{"API Evangelist"}

Gathering My Thoughts With APIs In Higher Education

I had too many scribbles in my Evernote about work I’m doing for APIs in higher education, so I decided I need to publish as a story, which hopefully will help me organize my thoughts, figure out my next moves, and share what I’m doing to a couple of folks who asked what I’m up to in this area.

APIs In Higher Education Institutions
To keep API Evangelist operating I have some very supportive partners who invest in my research, and one of the areas 3Scale and I work together on is understanding how APIs are currently being used in higher education. As part of my recent research I went back through the universities I track on who have APIs, to see whats changed, and I stumbled upon the fact that BYU’s API inventory has grown to a mind blowing 261 APIs, covering almost all aspects of university operations.

I will be continuing this research on what BYU is up to, but also the 10 other institutions I’m tracking on, and as I do with other areas of the API space, try to identify some of the common building blocks universities are employing—hoping to create a blueprint that other institutions can follow. You can find all this research, kindly supported by 3Scale, up on the Github repository designated for the project.

Dept of Education and FAFSA API
Beyond the general use of APIs by universities, last November I started working on a prototype of an API for the Free Application for Federal Student Aid or FAFSA form, looking to jump start a conversation at the Department of Education around APIs. It worked, and in January they announced that they would looking to get feedback on what an API for FAFSA would look like.

Behind the scenes I was contacted to provide a proposal for a FAFSA API, hoping to chase after some budget that could fund such a project. I worked for two days on a proposal, submitted, but haven’t heard anything more about what happened to that budget chase.

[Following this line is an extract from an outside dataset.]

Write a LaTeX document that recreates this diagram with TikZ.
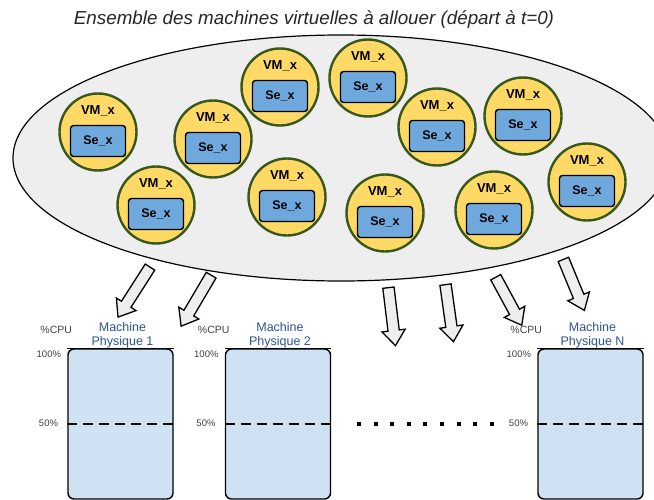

Then in April, the Department of Education asked the public to weigh in on an RFI around APIs not just for FAFSA, but at the Department of Education in general. I need another week or so to gather up all of my work from the last six months around APIs in higher education, and the Department of Education, then probably write another story or two and respond to the RFI before the June deadline.

Reclaim Your Domain
I went down to Atlanta to participate in a talk about the domain of one’s own program at Emory University, you can read more about it in an earlier post. I’m feeling a seismic shift in my world, and telling stories about using APIs to reclaim your content and data, is something I will be talking about a lot more. What is really fascinating for me is that the inspiration for doing this work to help individuals better understand and control their online world is coming out of leading higher education institutions like MIT, University of Mary Washington and Emory. You can follow my personal reclaim project on Github for real-time updates in this area of my work.

Data & Analytics MOOC At UT Arlington
In addition to Atlanta, I was in Arlington TX talking about the role APIs could play in a data and analytics MOOC at UT Arlington. While the goal was to understand how students can use APIs to better explore data & analytics, I left thinking about APIs for edX, and how we can develop a single course or group landing page that allows teachers and students to aggregate profiles and content using APIs and oAuth—a project I will be working on more using oAuth.io.

APIs and edX
While in Texas I had the pleasure of hanging out with the folks from edX, the online course platform that offers interactive online classes and MOOCs from MITx, HarvardX, BerkeleyX, UTx and other universities, and of course we got talking APIs. An API is in their roadmap, but definitely something I would like to explore more as well here on the blog. I can’t imagine any online learning solution, between universities being successful in 2014 without an API! ;-)

Ok, Now What's Next?
I think that is it. I just needed to write all that down, after a crazy couple of weeks. Now it is easier to see the main action items:

That gives me six clear action items to move forward with, out of this hectic slice of my API research pie—higher education. I think if I can push forward with this chunk of work I can further kickstart the conversation around healthy API usage across higher education.

Maybe I’m biased, because of my proximity to Hack Education, but I’m hoping that the university is where we can make the biggest impact in educating people about the opportunities and the dangers of APIs.